In total, by the mid-2010s, he has invested more than $5 million in scientific research and development of institutes in this field.

In the UK, Artemev focuses on new high-tech projects and startups and makes point investments in innovative projects. He continues to be actively involved in the development of projects related to active longevity.

In 2014, he acquired technology for the production of an electronic self-balancing unicycle, a portable individual vehicle. In 2015, he established Uniwheel, a company for the production and distribution of self-balancing unicycles.

In 2016, he became a member of the board of directors of the American diagnostics company MDSec INC, as well as a board member of the American pharmaceutical company Retrotope, specializing in biotechnology.

Artemev is interested in projects related to space technology and mining programs on the moon. In 2016, he became a partner in Moon Shot, a company specializing in investments in the space industry.

=== Euroset ===
On April 2, 1997, together with his childhood friend Evgeny Chichvarkin, he founded the Euroset Trading House, which sells mobile phones and other communication equipment. Timur and Evgeny knew each other and were friends since the age of four. The company's first store with a range of only a few mobile phones was opened in 1997 in Georgievsky lane in Moscow. The second point of sale appeared three weeks later in the "Electronics" store at 99 Leninsky Prospekt.

In the management of Euroset, Artemev and Chichvarkin shared their responsibilities as follows: Evgeny was responsible for commercial activities, marketing, and promotion, while Timur was responsible for financial and accounting management, as well as for introducing new technologies into operations. This division allowed partners to complement rather than interfere with each other, creating one of the strongest business duos in Russia in the 2000s.
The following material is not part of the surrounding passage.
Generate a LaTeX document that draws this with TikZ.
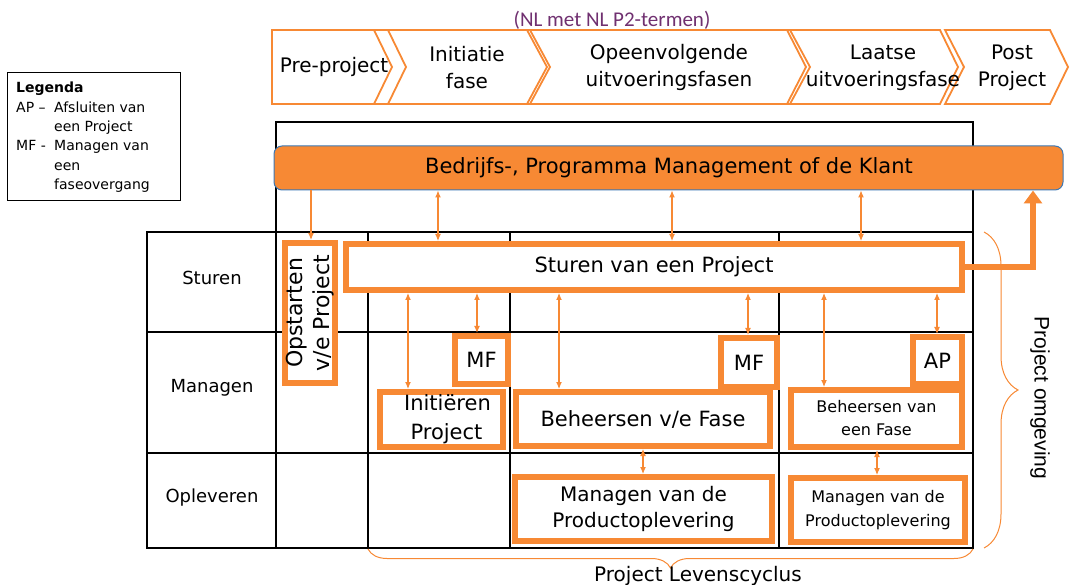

In 2006, the Euroset company reached the peak of the growth and development of its distribution network. Timur Artemev and Evgeny Chichvarkin concluded that they were ready to sell the company and engage in other projects. In 2008, Euroset's founders received an offer to purchase the company. On September 22, 2008, Artemev and Chichvarkin signed an agreement on the sale of 100% of Euroset to Russian businessman Alexander Mamut. The deal was closed in October. In December, Artemev, on the advice of his friend and partner Evgeny Chichvarkin, who had urgently moved to the UK, decided not to return to Moscow and went straight to London during a holiday in Prague.

== Personal life ==
Artemev was married several times and raises six children. Currently, he is in a partnership with Ksenia Shuravko, co-owner of the largest Belarusian resource Onliner.by. In 2019, the couple bore a son.

In the United Kingdom, Artemev first lived in London, then bought an old nineteenth-century mansion in Surrey, southwest of the British capital, where he moved and still lives in today.